EXERCISE GOAL |
Locate the string "diagram" in the records below. Copy every line where it occurs.

PROVIDED INFORMATION |
^^^^^^^^

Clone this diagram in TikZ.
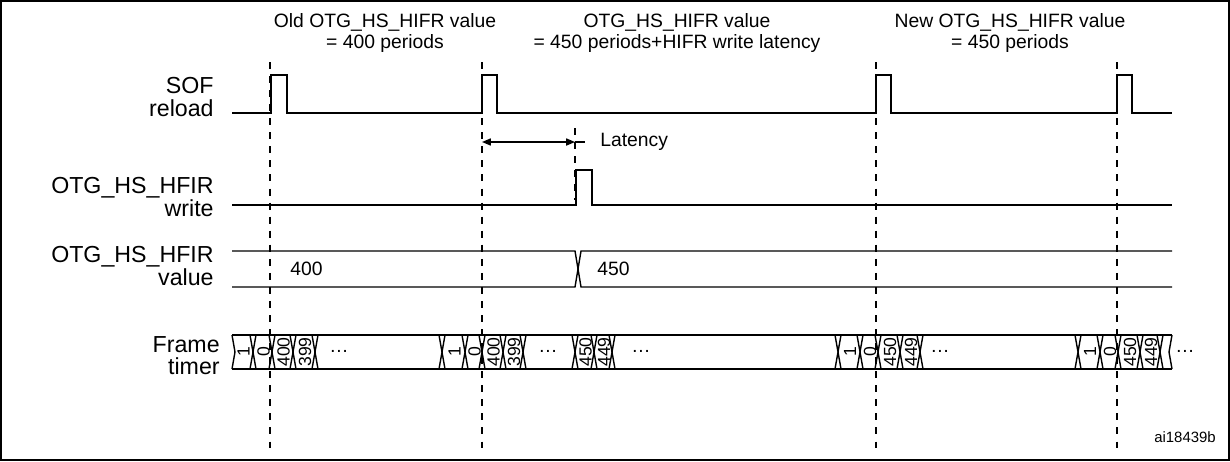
\documentclass[tikz,border=0pt]{standalone}
\usepackage{fontspec}
\setmainfont{Liberation Sans}
\usetikzlibrary{arrows.meta}
\begin{document}
\begin{tikzpicture}[x=0.02cm,y=-0.02cm,
  sig/.style={line width=0.8pt},
  guide/.style={dash pattern=on 4pt off 4pt,line width=0.6pt},
  lbl/.style={font=\fontsize{13.2}{12.6}\selectfont,align=right,anchor=east,inner sep=0pt},
  txt/.style={font=\fontsize{11}{11.4}\selectfont,align=center,inner sep=0pt},
  num/.style={font=\fontsize{10}{10}\selectfont,rotate=90,inner sep=0pt}]
\useasboundingbox (0,0) rectangle (1230,461);
\draw[line width=0.6pt] (1,1) rectangle (1229,460);
% guides
\foreach \x in {270,482,876,1117} \draw[guide] (\x,62) -- (\x,448);
\draw[guide] (575,128) -- (575,200);
% top labels
\node[txt] (t1) at (385,33) {Old OTG\_HS\_HIFR value\\= 400 periods};
\node[txt] (t2) at (677,33) {OTG\_HS\_HIFR value\\= 450 periods+HIFR write latency};
\node[txt] (t3) at (1010,33) {New OTG\_HS\_HIFR value\\= 450 periods};
% row labels
\node[lbl] (l1) at (214,97) {SOF\\reload};
\node[lbl] (l2) at (214,197) {OTG\_HS\_HFIR\\write};
\node[lbl] (l3) at (214,266) {OTG\_HS\_HFIR\\value};
\node[lbl] (l4) at (220,356) {Frame\\timer};
% SOF
\draw[sig] (232,113) -- (271,113) |- (287,75) |- (482,113) |- (497,75) |- (876,113) |- (891,75) |- (1117,113) |- (1132,75) |- (1172,113);
% latency
\draw[sig,{Triangle[length=5pt,width=4pt]}-{Triangle[length=5pt,width=4pt]}] (482,142) -- (575,142);
\draw[sig] (575,142) -- (585,142);
\node[txt,anchor=west] (lat) at (600,142) {Latency};
% write
\draw[sig] (232,205) -- (576,205) |- (592,170) |- (1172,205);
% value bus
\draw[sig] (232,251) -- (575,251) -- (581,287) -- (1172,287);
\draw[sig] (232,287) -- (575,287) -- (581,251) -- (1172,251);
\node[txt,anchor=west] (v1) at (290,269) {400};
\node[txt,anchor=west] (v2) at (597,269) {450};
% frame timer
\draw[sig] (232,335) -- (1172,335);
\draw[sig] (232,369) -- (1172,369);
\foreach \x in {253,272,293,315,442,465,482,503,523,575,594,612,838,860,878,900,920,1078,1100,1118,1140,1160}
  \draw[sig] (\x-3,335) -- (\x+3,369) (\x+3,335) -- (\x-3,369);
\draw[sig] (232,335) -- (235,352) -- (232,369);
\draw[sig] (1172,335) -- (1169,352) -- (1172,369);
\foreach \a/\b/\t in {232/253/1,253/272/0,272/293/400,293/315/399,442/465/1,465/482/0,482/503/400,503/523/399,575/594/450,594/612/449,838/860/1,860/878/0,878/900/450,900/920/449,1078/1100/1,1100/1118/0,1118/1140/450,1140/1160/449}
  \node[num] at ({(\a+\b)/2+1},352) {\t};
\node[txt] (d1) at (339,351) {\dots};
\node[txt] (d2) at (548,351) {\dots};
\node[txt] (d3) at (641,351) {\dots};
\node[txt] (d4) at (940,351) {\dots};
\node[txt] (d5) at (1185,351) {\dots};
\node[txt,font=\fontsize{8.5}{9}\selectfont] (id) at (1185,437) {ai18439b};
\end{tikzpicture}
\end{document}
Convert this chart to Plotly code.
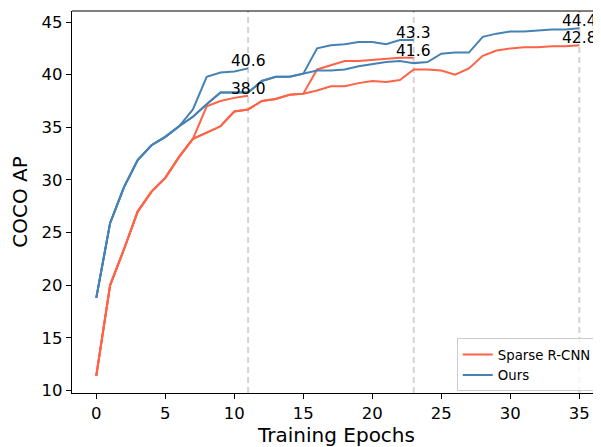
import plotly.graph_objects as go

# ---- data ----
sparse_1x = [11.4, 20.0, 23.4, 27.0, 28.9, 30.2, 32.2, 33.9, 37.0, 37.5, 37.8, 38.0]
sparse_3x = [11.4, 20.0, 23.4, 27.0, 28.9, 30.2, 32.2, 33.9, 34.5, 35.1, 36.5, 36.7,
             37.5, 37.7, 38.1, 38.2, 38.5, 38.9, 38.9, 39.2, 39.4, 39.3, 39.5, 40.5,
             40.5, 40.4, 40.0, 40.6, 41.8, 42.3, 42.5, 42.6, 42.6, 42.7, 42.7, 42.8]
sparse_2x_tail = [40.5, 40.9, 41.3, 41.3, 41.4, 41.5, 41.6, 41.6]  # epochs 16-23

ours_1x = [18.8, 25.9, 29.3, 31.9, 33.3, 34.1, 35.1, 36.7, 39.8, 40.2, 40.3, 40.6]
ours_3x = [18.8, 25.9, 29.3, 31.9, 33.3, 34.1, 35.1, 36.0, 37.2, 38.3, 38.3, 38.3,
           39.4, 39.8, 39.8, 40.1, 40.4, 40.4, 40.5, 40.8, 41.0, 41.2, 41.3, 41.1,
           41.2, 42.0, 42.1, 42.1, 43.6, 43.9, 44.1, 44.1, 44.2, 44.3, 44.3, 44.4]
ours_2x_tail = [42.5, 42.8, 42.9, 43.1, 43.1, 42.9, 43.3, 43.3]  # epochs 16-23

schedule_ends = [11, 23, 35]
x_ticks = [0, 5, 10, 15, 20, 25, 30, 35]
y_ticks = [10, 15, 20, 25, 30, 35, 40, 45]

names = ["Sparse R-CNN", "Ours"]
colors = ["#FF6347", "#4682B4"]

sparse_2x = sparse_3x[:16] + sparse_2x_tail
ours_2x = ours_3x[:16] + ours_2x_tail

FONT = "DejaVu Sans"
fig = go.Figure()

series = [
    (names[0], colors[0], [sparse_1x, sparse_2x, sparse_3x]),
    (names[1], colors[1], [ours_1x, ours_2x, ours_3x]),
]
for name, color, runs in series:
    for i, run in enumerate(runs):
        fig.add_trace(go.Scatter(
            x=list(range(len(run))), y=run, mode="lines",
            line=dict(color=color, width=2),
            name=name, legendgroup=name, showlegend=(i == 0),
        ))

# vertical dashed lines
for e in schedule_ends:
    fig.add_shape(type="line", xref="x", yref="paper", x0=e, x1=e, y0=0, y1=1,
                  line=dict(color="#d3d3d3", width=2, dash="6px,4px"), layer="below")

# top spine
fig.add_shape(type="line", xref="paper", yref="paper", x0=0, x1=1, y0=1, y1=1,
              line=dict(color="black", width=1.2))

# end-value annotations
for name, color, runs in series:
    for run in runs:
        fig.add_annotation(x=len(run) - 1, y=run[-1], text=f"{run[-1]:.1f}",
                           showarrow=False, xanchor="center", yanchor="bottom",
                           yshift=-4, font=dict(family=FONT, size=15.5, color="black"))

# the page body has an 8px margin, so the figure is sized to fit inside it
fig.update_layout(
    width=593, height=439,
    margin=dict(l=64, r=0, t=3, b=54),
    plot_bgcolor="white", paper_bgcolor="white",
    font=dict(family=FONT, color="black"),
    showlegend=True,
    legend=dict(x=0.992, y=0.004, xanchor="right", yanchor="bottom",
                bgcolor="rgba(255,255,255,0.8)", bordercolor="#cccccc", borderwidth=1,
                font=dict(family=FONT, size=13.3, color="black"),
                tracegroupgap=0, itemwidth=30),
    xaxis=dict(range=[-1.76, 36.57], tickvals=x_ticks, showgrid=False, zeroline=False,
               showline=True, linecolor="black", linewidth=1.2,
               ticks="outside", ticklen=5, tickwidth=1.2, tickcolor="black",
               tickfont=dict(family=FONT, size=16.5),
               title=dict(text="Training Epochs", font=dict(family=FONT, size=20), standoff=4)),
    yaxis=dict(range=[9.77, 46.05], tickvals=y_ticks, showgrid=False, zeroline=False,
               showline=True, linecolor="black", linewidth=1.2,
               ticks="outside", ticklen=5, tickwidth=1.2, tickcolor="black",
               tickfont=dict(family=FONT, size=16.5),
               title=dict(text="COCO AP", font=dict(family=FONT, size=20), standoff=8)),
)

fig.write_html("out.html")
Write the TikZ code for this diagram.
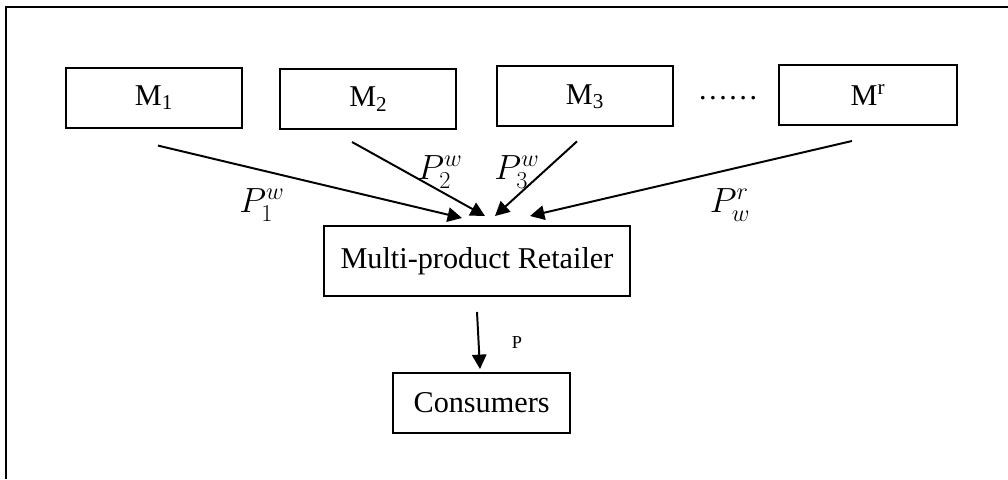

^^^^^^^^

OUTPUT |
Clone this diagram in TikZ.
Write the TikZ code for this diagram.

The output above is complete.